東京都写真美術館

しばらく改修工事で閉館していた東京都写真美術館ですが、この間リニューアルオープン後初めて訪問しました。

この前行ったのは2013年に行われた、須田一政の「凪の片」、なので3年以上前になりますか…。
その時の印象でも、すごくきれいな施設だったので、果たしてドコに改修が必要だったのか? 疑問です。
それにしても、リニューアル後の愛称「TOPミュージアム」は少し尊大ではないかと思ったのですが、「TOkyo Photo」の略称でもあるそうです。

立派なエントランスですがー、前も確かこんなだったはず。
中の様子で気づいたことは、前に1Fにあったショップが2Fに移っていました。
で、元ショップだったところはカフェに。
それからエレベータの中の照明が雪明りのような凄い間接照明になっていて、これには驚いた!

ともあれ開館20周年にあわせた改修事業だったようで、記念の展覧会が2本行われていました。
「TOPコレクション 東京・TOKYO」と「東京・TOKYO 日本の新進作家vol.13」
要するに東京をテーマとして、東京都写真美術館の収蔵コレクションと、新進作家との二本立てで行こうとということらしいです。

前者のTOPコレクションのほうを観ました。
展覧会は写真NGだったので、印象深い写真をパンフレットとともに振り返ろうかと思います。

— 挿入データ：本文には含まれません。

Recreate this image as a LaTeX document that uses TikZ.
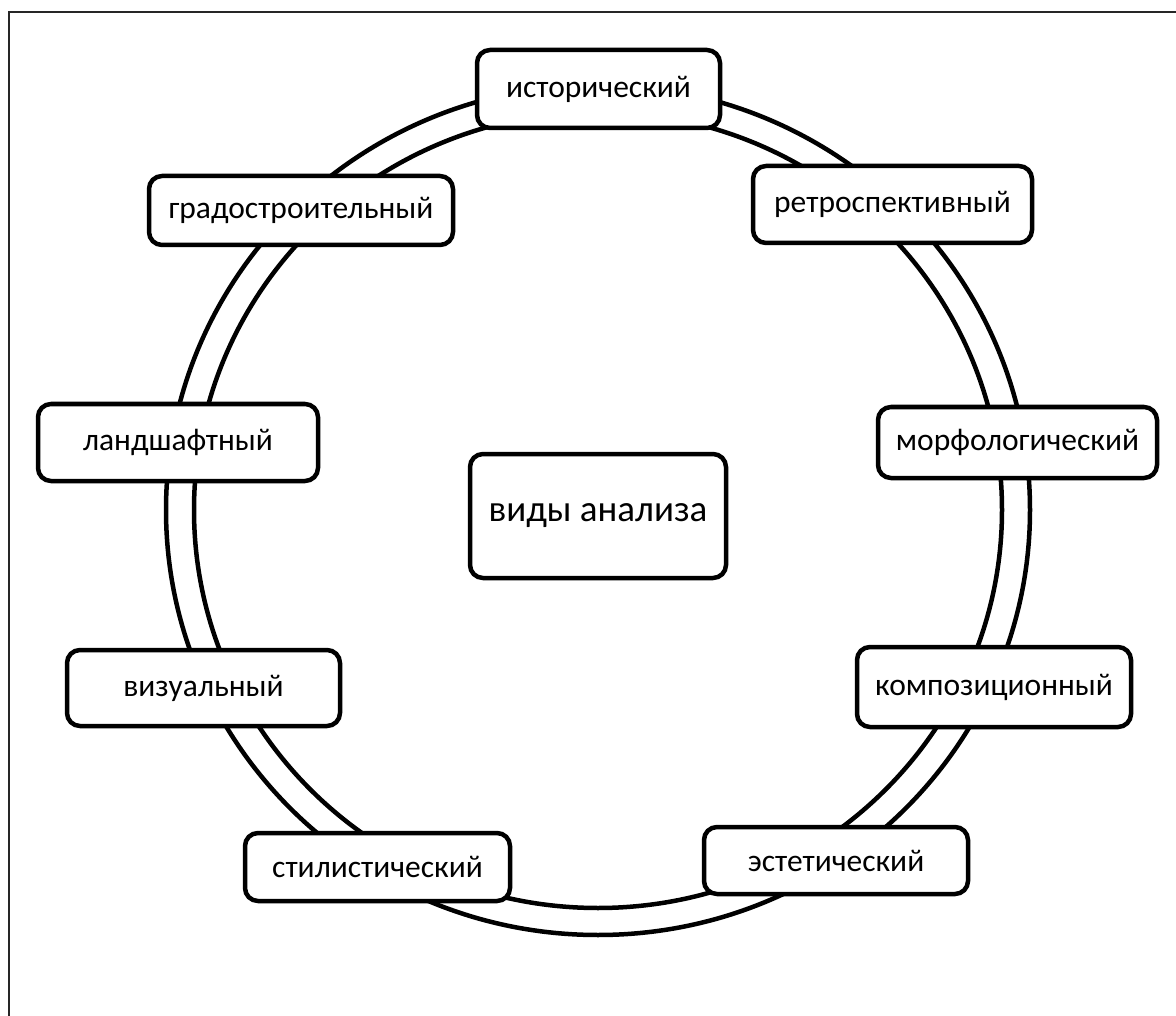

この展覧会は東京都写真美術館の貴重なコレクションを「どや、すごいやろ?」する展覧会なので、時代は終戦直後から始まります。
冒頭に、あの銀座のバーで飲む太宰治を撮った有名な写真(教科書とかにも載ってましたね)が登場。
で、戦後復興期の写真がズラズラ並びます。作家は東松照明、石元泰博、高梨豊ら。

時代は下って、80年代からバブル期の作品となり、アラーキー、森山大道、土田ヒロミ、鬼海弘雄らの作品が見られます。
初めて知った作家の印象深い作品もたくさんありました。

これは島尾伸三の「生活 1980-85」から。
私も当時このくらいの子供だったので、この家具や本棚の感じが当時を思い起こさせてくれます。
そしてよくマジックで落書きして怒られたな…。

これは中野刑務所。撮影は宮本隆司。
83年だそうですが、中野に刑務所があったとはー。

2000年に「TOKYO NOBODY」で話題になった中野正貴の撮った渋谷(1991年)
今とは色々違っていて興味深いです。

これは小林のりおの「ランドスケープ」より、1984年の作品。
右の写真にはハッとさせられてしまいました。
これは八王子の南大沢ですが、2000年ごろ近くの大学に通ってたんです。
時代は違うのですが、バブル崩壊の影響で建てかけで放っておかれたマンションがたくさんあり、まさに写真の光景が広がっていました。

そして須田先生ッ…。相変わらず黒い。
「東京1980」から。
何枚か展示されてましたが、どれも縦に撮ったものだったのが不思議。

2000年以降の作品群では、なんといってもホンマタカシ推しがすごかった。

印象に残ったのはコラージュで東京を再構築した、西野壮平のDiorama Map Tokyo(2004年)
こうして見るとなんのこっちゃゴチャゴチャして分からないのですが、実際に会場で観ると(80cm四方ある)本当に細かく、丹念に組み合わされていて、その労力に頭が下がります。

さて最後のブースはなぜか写真撮影OKでした。

まるでジオラマのような独特な手法で撮る、本城直季の東京タワー。

ジャンプしてる「私」を撮る林ナツミの作品。

著名な作家の作品が見れたのもさることながら、近年の新進作家のユニークな作品にも触れることができてよかったです。

この日は、恵比寿ガーデンプレイスのウィンターイルミネーションの最終日だったので、駅に戻りつつスナップしました。